The Leman company produced flintlock rifles into the 1900's
At one time Leman had almost 400 people working for him...
Fred
Ignoring the obvious hyperbole in the statement about "his company made more rifles on Friday", there are other lapses of memory.
Henry Leman started his business in 1834. Charles Hanson, Jr. in a paper presented at the
American Society of Arms Collectors and published in their bulletin as well as published
The Museum of the Fur Trade Quarterly - Winter 1984, states that Leman produced 250 rifles in his first year and had an early order from a St. Louis merchant for 50 rifles to be used in the Indian trade. Leman received a contract from the government's Bureau of Indian Affairs for 500 rifles in 1837. In 1842, he started supplying the BIA with NW trade guns, but made no more rifles for the government. He also never had any business with the American Fur Company. He sold the bulk of his rifles directly to merchants scattered around the country. Leman rifles didn't make it west until late in the mountain man period and in numbers not that much greater than the Hawken brothers.
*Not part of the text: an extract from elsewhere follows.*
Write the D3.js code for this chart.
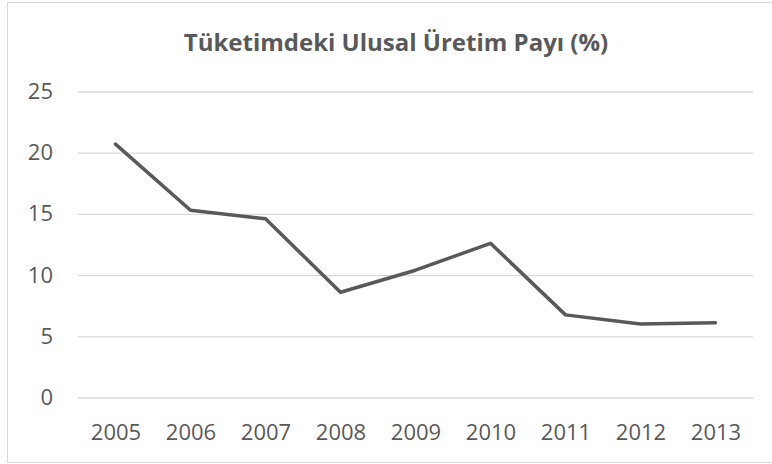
<!DOCTYPE html>
<html><head><meta charset="utf-8">
<script src="https://cdn.jsdelivr.net/npm/d3@7"></script>
<style>html,body{margin:0;padding:0;background:#fff;}</style>
</head><body>
<svg id="c" width="772" height="464"></svg>
<script>
const title = "Tüketimdeki Ulusal Üretim Payı (%)";
const years = ["2005","2006","2007","2008","2009","2010","2011","2012","2013"];
const values = [20.7, 15.3, 14.6, 8.6, 10.4, 12.6, 6.75, 6.0, 6.1];
const yTicks = [0, 5, 10, 15, 20, 25];

const svg = d3.select("#c");
const font = "'Open Sans', 'DejaVu Sans', sans-serif";
const textColor = "#595959";

svg.append("rect").attr("x", 7.5).attr("y", 2.5).attr("width", 800).attr("height", 460)
  .attr("fill", "#fff").attr("stroke", "#d9d9d9").attr("stroke-width", 1);

const x = d3.scalePoint().domain(years).range([78, 753]).padding(0.5);
const y = d3.scaleLinear().domain([0, 25]).range([397.5, 91.5]);

// gridlines
const yAxis = d3.axisLeft(y).tickValues(yTicks).tickSize(-(753 - 78)).tickPadding(25);
const gy = svg.append("g").attr("transform", "translate(78,0)").call(yAxis);
gy.select(".domain").remove();
gy.selectAll(".tick line").attr("stroke", "#d9d9d9").attr("stroke-width", 1.3);
gy.selectAll(".tick text").attr("fill", textColor).style("font-family", font).style("font-size", "22px");

const xAxis = d3.axisBottom(x).tickSize(0).tickPadding(27);
const gx = svg.append("g").attr("transform", "translate(0,397.5)").call(xAxis);
gx.select(".domain").remove();
gx.selectAll(".tick text").attr("fill", textColor).style("font-family", font).style("font-size", "22px");

const line = d3.line().x((d, i) => x(years[i])).y(d => y(d));
svg.append("path").datum(values).attr("d", line)
  .attr("fill", "none").attr("stroke", "#595959").attr("stroke-width", 3.5)
  .attr("stroke-linejoin", "round").attr("stroke-linecap", "round");

svg.append("text").attr("x", 396).attr("y", 51).attr("text-anchor", "middle")
  .attr("fill", textColor).style("font-family", font).style("font-weight", "bold")
  .style("font-size", "24px").text(title);
</script>
</body></html>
His production increased with those government contracts, and he became the largest supplier of trade guns and rifles in the 1850s through the 1870s.
The 1850 census reported that Leman had 34 employees with an annual production of 5,000 gun barrels and 2,500 complete guns. By the 1860 census, he had almost doubled those numbers with 62 workers and 5,000 guns. There's no indication that he "had almost 400 people working for him."
Henry Leman died in 1887, and his factory, which had declining business for the past decade, shut down with his death. It did not operate into the 1900s. That was the Tryon's.